- Born: 5 May 1710
- Died: 17 November 1756 (aged 46)
- Education: Corpus Christi College, Oxford
- Occupations: Politician Mine owner
- Spouse: Jane (née Coster)
- Parent(s): Francis Hoblyn (1687–1711) and Penelope (née Godolphin)

= Robert Hoblyn =

English politician and book collector

Robert Hoblyn MP FRS (1710–1756) was an English politician and book collector. He was elected a Fellow of the Royal Society in 1745. He was a Member of Parliament representing the city of Bristol in 1741 and 1747.

==Life==
Hoblyn was born at Nanswhyden House, and baptised at St. Columb Major in Cornwall 5 May 1710. His father, Francis Hoblyn, born in 1687, a J.P. for Cornwall and a member of the Stannary parliament, was buried at St Columb on 9 November 1711. His mother was Penelope, daughter of Colonel Sidney Godolphin of Shropshire. She married secondly, on 5 September 1714, Sir William Pendarves of Pendarves.

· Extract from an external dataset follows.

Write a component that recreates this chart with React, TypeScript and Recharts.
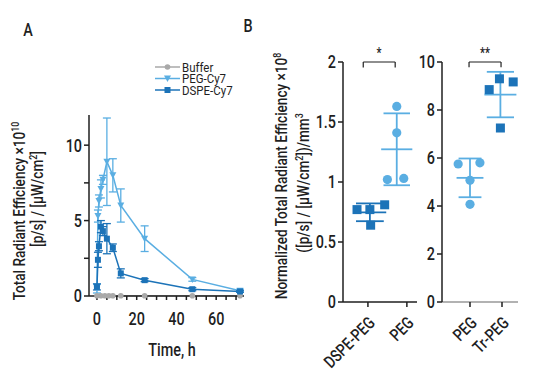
import React from "react";
import {
  ComposedChart,
  Line,
  Scatter,
  XAxis,
  YAxis,
  ErrorBar,
  ReferenceLine,
} from "recharts";

const FONT = "Roboto, 'DejaVu Sans', sans-serif";
const LIGHT = "#5aaee2";
const DARK = "#1c73b8";
const GREY = "#a9a9a9";
const INK = "#1f1f1f";
const SX = 0.8; // horizontal squeeze to mimic a condensed face

// panel A: time course
const pegTimes = [0, 0.5, 1, 2, 3, 5, 8, 12, 24, 48, 72];
const pegValues = [0.5, 5.3, 6.3, 7.1, 7.7, 8.9, 8.0, 6.0, 3.8, 1.1, 0.35];
const pegErrors = [0.3, 0.4, 0.4, 0.6, 0.3, 2.9, 1.1, 1.1, 0.85, 0.12, 0.1];

const dspeTimes = [0, 0.5, 1, 2, 3, 5, 8, 12, 24, 48, 72];
const dspeValues = [0.6, 2.4, 3.3, 4.6, 4.3, 3.8, 3.2, 1.5, 1.05, 0.45, 0.3];
const dspeErrors = [0.2, 0.5, 0.3, 0.4, 0.3, 1.0, 0.25, 0.3, 0.1, 0.1, 0.05];

const bufferTimes = [0, 2, 4, 6, 8, 12, 24, 48, 72];
const bufferValues = [0.02, 0.02, 0.02, 0.02, 0.02, 0.02, 0.02, 0.02, 0.02];

const timeTicks = [0, 5, 10, 15, 20, 25, 30, 35, 40, 45, 50, 55, 60, 65, 70];
const effTicks = [0, 2.5, 5, 7.5, 10];

// panel B left
const leftCats = ["DSPE-PEG", "PEG"];
const dspePegValues = [0.77, 0.77, 0.64, 0.81];
const dspePegJitter = [-0.33, 0.0, 0.02, 0.38];
const pegLeftValues = [1.63, 1.41, 1.02, 1.03];
const pegLeftJitter = [0.0, 0.0, -0.24, 0.18];
const leftCenters = [1.05, 1.74];
const leftTicks = [0, 0.5, 1, 1.5, 2];

// panel B right
const rightCats = ["PEG", "Tr-PEG"];
const pegRightValues = [5.75, 5.8, 5.07, 4.07];
const pegRightJitter = [-0.37, 0.31, 0.0, 0.0];
const trPegValues = [8.85, 9.3, 9.17, 7.25];
const trPegJitter = [-0.35, -0.03, 0.4, 0.0];
const rightCenters = [1.0, 1.95];
const rightTicks = [0, 2, 4, 6, 8, 10];

const series = (ts: number[], vs: number[], es?: number[]) =>
  ts.map((t, i) => ({ t, v: vs[i], e: es ? es[i] : 0 }));

const points = (center: number, jit: number[], vs: number[]) =>
  vs.map((v, i) => ({ x: center + jit[i], y: v }));

const stats = (vs: number[]) => {
  const m = vs.reduce((a, b) => a + b, 0) / vs.length;
  const sd = Math.sqrt(vs.reduce((a, b) => a + (b - m) ** 2, 0) / (vs.length - 1));
  return { m, sd };
};

const Tri = ({ cx, cy, color }: any) => (
  <path d={`M${cx - 3.5},${cy - 3} L${cx + 3.5},${cy - 3} L${cx},${cy + 3.5} Z`} fill={color} />
);
const Sq = ({ cx, cy, color, s = 6 }: any) => (
  <rect x={cx - s / 2} y={cy - s / 2} width={s} height={s} fill={color} />
);
const Dot = ({ cx, cy, color, r = 2.6 }: any) => <circle cx={cx} cy={cy} r={r} fill={color} />;

// condensed text helper
const NText = ({ x, y, rot = 0, size = 16, anchor = "start", sx = SX, children, dy, weight = 500 }: any) => (
  <text
    transform={`translate(${x},${y}) rotate(${rot}) scale(${sx},1)`}
    textAnchor={anchor}
    fontSize={size}
    fontFamily={FONT}
    fontWeight={weight}
    fill={INK}
    dy={dy}
  >
    {children}
  </text>
);

const yTick = (fmt: (v: number) => string) => (p: any) => (
  <NText x={p.x} y={p.y} anchor="end" size={18} dy="0.36em">
    {fmt(p.payload.value)}
  </NText>
);
const xNumTick = (fmt: (v: number) => string) => (p: any) => (
  <NText x={p.x} y={p.y + 23} anchor="middle" size={18}>
    {fmt(p.payload.value)}
  </NText>
);
const catTick = (names: string[]) => (p: any) => {
  const label = names[Math.round(p.payload.value) - 1] ?? "";
  return (
    <NText x={p.x + 8} y={p.y + 15} rot={-45} anchor="end" size={17}>
      {label}
    </NText>
  );
};

const axisLine = { stroke: INK, strokeWidth: 1.5 };

const meanSdLines = (vs: number[], c: number, hw: number, color: string, key: string) => {
  const { m, sd } = stats(vs);
  const segs = [
    [{ x: c - hw, y: m }, { x: c + hw, y: m }],
    [{ x: c - hw * 0.85, y: m + sd }, { x: c + hw * 0.85, y: m + sd }],
    [{ x: c - hw * 0.85, y: m - sd }, { x: c + hw * 0.85, y: m - sd }],
    [{ x: c, y: m - sd }, { x: c, y: m + sd }],
  ];
  return segs.map((s, i) => (
    <ReferenceLine key={`${key}-${i}`} segment={s} stroke={color} strokeWidth={1.8} ifOverflow="visible" />
  ));
};

const bracket = (x1: number, x2: number, y: number, drop: number, key: string) =>
  [
    [{ x: x1, y }, { x: x2, y }],
    [{ x: x1, y }, { x: x1, y: y - drop }],
    [{ x: x2, y }, { x: x2, y: y - drop }],
  ].map((s, i) => (
    <ReferenceLine key={`${key}-${i}`} segment={s} stroke={INK} strokeWidth={1.2} ifOverflow="visible" />
  ));

function PanelA() {
  const peg = series(pegTimes, pegValues, pegErrors);
  const dspe = series(dspeTimes, dspeValues, dspeErrors);
  const buf = series(bufferTimes, bufferValues);
  return (
    <ComposedChart width={260} height={340} margin={{ top: 115, right: 16, bottom: 14, left: 59 }}>
      <XAxis
        type="number"
        dataKey="t"
        domain={[-4, 74]}
        ticks={timeTicks}
        interval={0}
        tickSize={4}
        tick={xNumTick((v) => (v % 20 === 0 ? String(v) : ""))}
        height={30}
        axisLine={axisLine}
        tickLine={axisLine}
      />
      <YAxis
        type="number"
        domain={[0, 12]}
        ticks={effTicks}
        interval={0}
        tickSize={5}
        tick={yTick((v) => (v % 5 === 0 ? String(v) : ""))}
        width={30}
        axisLine={axisLine}
        tickLine={axisLine}
      />
      <Line
        data={buf}
        dataKey="v"
        stroke={GREY}
        strokeWidth={1.5}
        isAnimationActive={false}
        dot={(p: any) => <Dot key={`b${p.index}`} cx={p.cx} cy={p.cy} color={GREY} r={2.8} />}
      />
      <Line
        data={peg}
        dataKey="v"
        stroke={LIGHT}
        strokeWidth={1.5}
        isAnimationActive={false}
        dot={(p: any) => <Tri key={`p${p.index}`} cx={p.cx} cy={p.cy} color={LIGHT} />}
      >
        <ErrorBar dataKey="e" width={4} stroke={LIGHT} strokeWidth={1.3} direction="y" />
      </Line>
      <Line
        data={dspe}
        dataKey="v"
        stroke={DARK}
        strokeWidth={1.5}
        isAnimationActive={false}
        dot={(p: any) => <Sq key={`d${p.index}`} cx={p.cx} cy={p.cy} color={DARK} s={6} />}
      >
        <ErrorBar dataKey="e" width={4} stroke={DARK} strokeWidth={1.3} direction="y" />
      </Line>
    </ComposedChart>
  );
}

function PanelBLeft() {
  const a = points(leftCenters[0], dspePegJitter, dspePegValues);
  const b = points(leftCenters[1], pegLeftJitter, pegLeftValues);
  return (
    <ComposedChart width={140} height={387} margin={{ top: 62, right: 13, bottom: 10, left: 13 }}>
      <XAxis
        type="number"
        dataKey="x"
        domain={[0.36, 2.26]}
        ticks={[1, 2]}
        interval={0}
        tickSize={5}
        tick={catTick(leftCats)}
        height={75}
        axisLine={axisLine}
        tickLine={axisLine}
      />
      <YAxis
        type="number"
        dataKey="y"
        domain={[0, 2]}
        ticks={leftTicks}
        interval={0}
        tickSize={5}
        tick={yTick((v) => String(v))}
        width={40}
        axisLine={axisLine}
        tickLine={axisLine}
      />
      {meanSdLines(dspePegValues, leftCenters[0], 0.42, DARK, "a")}
      {meanSdLines(pegLeftValues, leftCenters[1], 0.4, LIGHT, "b")}
      {bracket(0.88, 1.7, 2, 0.045, "s1")}
      <Scatter
        data={a}
        isAnimationActive={false}
        shape={(p: any) => <Sq cx={p.cx} cy={p.cy} color={DARK} s={9} />}
      />
      <Scatter
        data={b}
        isAnimationActive={false}
        shape={(p: any) => <Dot cx={p.cx} cy={p.cy} color={LIGHT} r={4.6} />}
      />
    </ComposedChart>
  );
}

function PanelBRight() {
  const a = points(rightCenters[0], pegRightJitter, pegRightValues);
  const b = points(rightCenters[1], trPegJitter, trPegValues);
  return (
    <ComposedChart width={132} height={387} margin={{ top: 62, right: 29, bottom: 10, left: 0 }}>
      <XAxis
        type="number"
        dataKey="x"
        domain={[0.125, 2.5]}
        ticks={[1, 2]}
        interval={0}
        tickSize={5}
        tick={catTick(rightCats)}
        height={75}
        axisLine={{ stroke: "#666", strokeWidth: 1.2 }}
        tickLine={axisLine}
      />
      <YAxis
        type="number"
        dataKey="y"
        domain={[0, 10]}
        ticks={rightTicks}
        interval={0}
        tickSize={5}
        tick={yTick((v) => String(v))}
        width={27}
        axisLine={axisLine}
        tickLine={axisLine}
      />
      {meanSdLines(pegRightValues, rightCenters[0], 0.42, LIGHT, "c")}
      {meanSdLines(trPegValues, rightCenters[1], 0.5, LIGHT, "d")}
      {bracket(0.97, 1.97, 10, 0.22, "s2")}
      <Scatter
        data={a}
        isAnimationActive={false}
        shape={(p: any) => <Dot cx={p.cx} cy={p.cy} color={LIGHT} r={4.6} />}
      />
      <Scatter
        data={b}
        isAnimationActive={false}
        shape={(p: any) => <Sq cx={p.cx} cy={p.cy} color={DARK} s={9} />}
      />
    </ComposedChart>
  );
}

const sup = (s: string) => (
  <tspan dy={-6} fontSize="65%">
    {s}
  </tspan>
);
const down = (s: string) => <tspan dy={6}>{s}</tspan>;

function Overlay() {
  const legend = [
    { name: "Buffer", color: GREY, mark: "dot" },
    { name: "PEG-Cy7", color: LIGHT, mark: "tri" },
    { name: "DSPE-Cy7", color: DARK, mark: "sq" },
  ];
  return (
    <svg width={547} height={387} style={{ position: "absolute", left: 0, top: 0, pointerEvents: "none" }}>
      <NText x={28} y={36} size={18} anchor="middle">A</NText>
      <NText x={248} y={32} size={18} anchor="middle">B</NText>

      {legend.map((l, i) => {
        const y = 67 + i * 11.5;
        return (
          <g key={l.name}>
            <line x1={155} x2={180} y1={y} y2={y} stroke={l.color} strokeWidth={1.5} />
            {l.mark === "dot" && <Dot cx={167.5} cy={y} color={l.color} r={2.8} />}
            {l.mark === "tri" && <Tri cx={167.5} cy={y} color={l.color} />}
            {l.mark === "sq" && <Sq cx={167.5} cy={y} color={l.color} s={6} />}
            <NText x={182} y={y + 4.5} size={13.5} weight={400} sx={0.85}>{l.name}</NText>
          </g>
        );
      })}

      <NText x={25} y={211} rot={-90} size={17} anchor="middle">
        Total Radiant Efficiency ×10{sup("10")}
      </NText>
      <NText x={43} y={199} rot={-90} size={17} anchor="middle">
        [p/s] / [μW/cm{sup("2")}{down("]")}
      </NText>
      <NText x={172} y={356} size={18} anchor="middle">Time, h</NText>

      <NText x={287} y={176} rot={-90} size={17} anchor="middle">
        Normalized Total Radiant Efficiency ×10{sup("8")}
      </NText>
      <NText x={309} y={183} rot={-90} size={17} anchor="middle">
        ([p/s] / [μW/cm{sup("2")}{down("])/mm")}{sup("3")}
      </NText>

      <NText x={379} y={58} size={14} anchor="middle">*</NText>
      <NText x={485} y={58} size={14} anchor="middle">**</NText>
    </svg>
  );
}

export default function App() {
  return (
    <div style={{ position: "absolute", left: 0, top: 0, width: 547, height: 387, background: "#fff", fontFamily: FONT }}>
      <div style={{ position: "absolute", left: 0, top: 0 }}>
        <PanelA />
      </div>
      <div style={{ position: "absolute", left: 290, top: 0 }}>
        <PanelBLeft />
      </div>
      <div style={{ position: "absolute", left: 415, top: 0 }}>
        <PanelBRight />
      </div>
      <Overlay />
    </div>
  );
}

Hoblyn was educated at Eton College, matriculated at Corpus Christi College, Oxford, on 18 December 1727, took a B.C.L. degree in 1734, and in the same year contributed verses to the Epithalamia Oxoniensia. He sat as one of the members for the city of Bristol from 24 November 1742 to 8 April 1754, and was appointed speaker of two convocations of the Stannary parliament in Cornwall. He was elected a fellow of the Royal Society 13 June 1745, and admitted 24 October.

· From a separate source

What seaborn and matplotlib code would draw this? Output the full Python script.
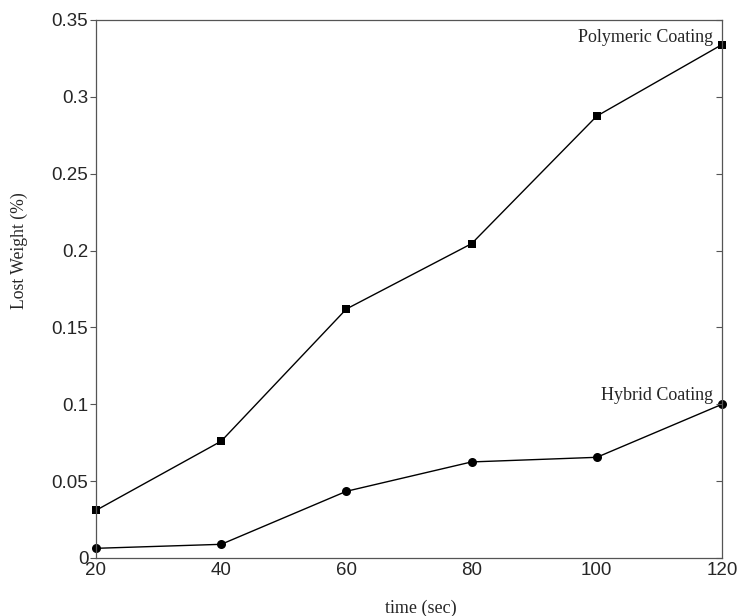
import matplotlib
matplotlib.use("Agg")
import matplotlib.pyplot as plt
import pandas as pd
import seaborn as sns

time_sec = [20, 40, 60, 80, 100, 120]
polymeric = [0.031, 0.076, 0.162, 0.2045, 0.2875, 0.334]
hybrid = [0.0063, 0.0089, 0.0434, 0.0625, 0.0655, 0.100]
y_ticks = [0, 0.05, 0.1, 0.15, 0.2, 0.25, 0.3, 0.35]
y_tick_labels = ["0", "0.05", "0.1", "0.15", "0.2", "0.25", "0.3", "0.35"]
x_ticks = [20, 40, 60, 80, 100, 120]

sns.set_style("ticks")
plt.rcParams["font.family"] = ["Liberation Sans", "DejaVu Sans"]

df = pd.DataFrame({"time": time_sec, "poly": polymeric, "hybrid": hybrid})

fig = plt.figure(figsize=(7.4, 6.16), dpi=100)
ax = fig.add_axes([96 / 740, 1 - 558 / 616, 626 / 740, 538 / 616])

sns.lineplot(data=df, x="time", y="poly", ax=ax, color="black", lw=1,
             marker="s", markersize=6, markeredgewidth=0, clip_on=False)
sns.lineplot(data=df, x="time", y="hybrid", ax=ax, color="black", lw=1,
             marker="o", markersize=6.5, markeredgewidth=0, clip_on=False)

ax.set_xlim(20, 120)
ax.set_ylim(0, 0.35)
ax.set_xticks(x_ticks)
ax.set_yticks(y_ticks)
ax.set_yticklabels(y_tick_labels)
ax.tick_params(axis="x", length=0, labelsize=13.5, pad=3)
ax.tick_params(axis="y", direction="out", length=4, width=0.8, labelsize=13.5,
               pad=1.5, color="#555555")

for s in ax.spines.values():
    s.set_color("#555555")
    s.set_linewidth(0.9)

# right-side inward ticks
ax2 = ax.twinx()
ax2.set_ylim(0, 0.35)
ax2.set_yticks(y_ticks)
ax2.tick_params(axis="y", direction="in", length=4, width=0.8,
                labelright=False, color="#555555")
for s in ax2.spines.values():
    s.set_visible(False)

serif = ["Liberation Serif", "DejaVu Serif"]
ax.set_xlabel("time (sec)", family=serif, fontsize=13)
ax.set_ylabel("Lost Weight (%)", family=serif, fontsize=12.7)
ax.xaxis.set_label_coords(0.519, -0.078)
ax.yaxis.set_label_coords(-0.108, 0.572)

ax.text(118.6, 0.3357, "Polymeric Coating", family=serif, fontsize=13,
        ha="right", va="baseline")
ax.text(118.6, 0.1028, "Hybrid Coating", family=serif, fontsize=13,
        ha="right", va="baseline")

fig.savefig("out.png", dpi=100)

Early in life Hoblyn travelled in Italy, where he collected scarce books. He inherited a fortune, increased by the returns from the Herland copper mine in Gwinear parish, west Cornwall. With his wealth he restored his ancestral home, Nanswhyden House, employing Potter as the architect. This building was described in William Borlase's Natural History of Cornwall, 1758, p. 90, pl. viii., engraved at the expense of Mrs Jane Hoblyn. He delighted in building and collecting books, and destroyed documents relating to the cost. The books were divided into the classes of natural and moral philosophy. He made a manuscript catalogue in which he marked with a star those works which were not in the Bodleian Library. Clergymen and persons of literary tastes had access to the library.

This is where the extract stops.